Service/OpenSearch IPoid
OpenSearch IPoid provides an API (via OpenSearch) to query IP reputation information obtained from Spur. This service is a replacement for Service/IPoid.
Querying
https://phabricator.wikimedia.org/P86445 shows an example query. tl;dr, make an OpenSearch query using the ip term.
Data pipeline
Twice a day, the download_and_index DAG fetches the main data file and a metadata file from Spur, and sends each row of data to the ipoid index on the OpenSearch cluster, setting the _id of each row to the ip found in the document, and also adding a @timestamp field, while also adding an annotation for tag_metadata_categories to indicate if e.g. an IP is associated with a residential proxy.
Once per day, the retention_cleanup DAG removes documents that are older than 7 days (using the @timestamp field).
Usage in MediaWiki
The entrypoint to querying data from this service is via mw:Extension:IPReputation. The extension sets a 2 second timeout (wgIPReputationIPoidRequestTimeoutSeconds) on requests to the service. When a request is made to IPoid, the response is cached for one hour. The response is cached even if no data is found in the OpenSearch index for an IP.

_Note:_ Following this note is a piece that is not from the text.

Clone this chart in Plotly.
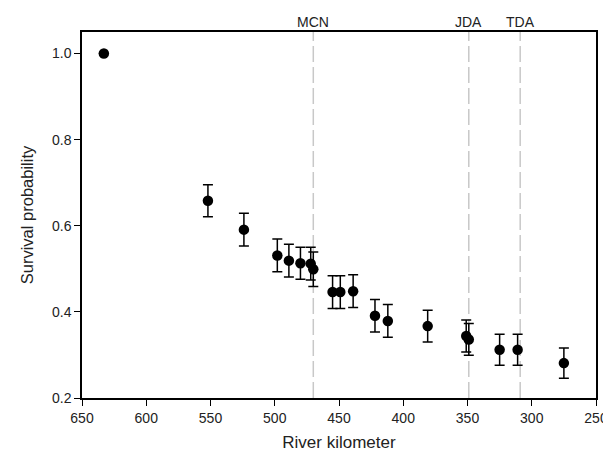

If OpenSearch IPoid is offline, the following impacts occur:
- AbuseFilters using IP reputation variables https://www.mediawiki.org/wiki/Special:MyLanguage/Extension:IPReputation/AbuseFilter_variables will assume that there is no IP reputation data available in the request
- Logging that uses
getSecurityLogContextwill not have data enriched with IP reputation variables - Event logging in WikimediaEvents that uses IP reputation data will assume that no data is available for that IP
Code that queries OpenSearch IPoid is recorded in this Grafana chart. Latencies observed from roundtrip requests between MediaWiki and OpenSearch IPoid are recorded in this Grafana chart.
Service Dependencies
The OpenSearch cluster. (Details TBD)
Service Monitoring
See https://grafana.wikimedia.org/d/c0a89788-c6fe-4d06-aeb2-70b63049599e/opensearch-on-k8s and https://grafana.wikimedia.org/d/c86cb881-1645-4721-962c-b1ecb86d7902/95dbbe4?orgId=1&from=now-2d&to=now&timezone=utc
For logs, see (TBD)
For alerts, see (TBD)
Ownership
Product Safety and Integrity and Data Platform SRE.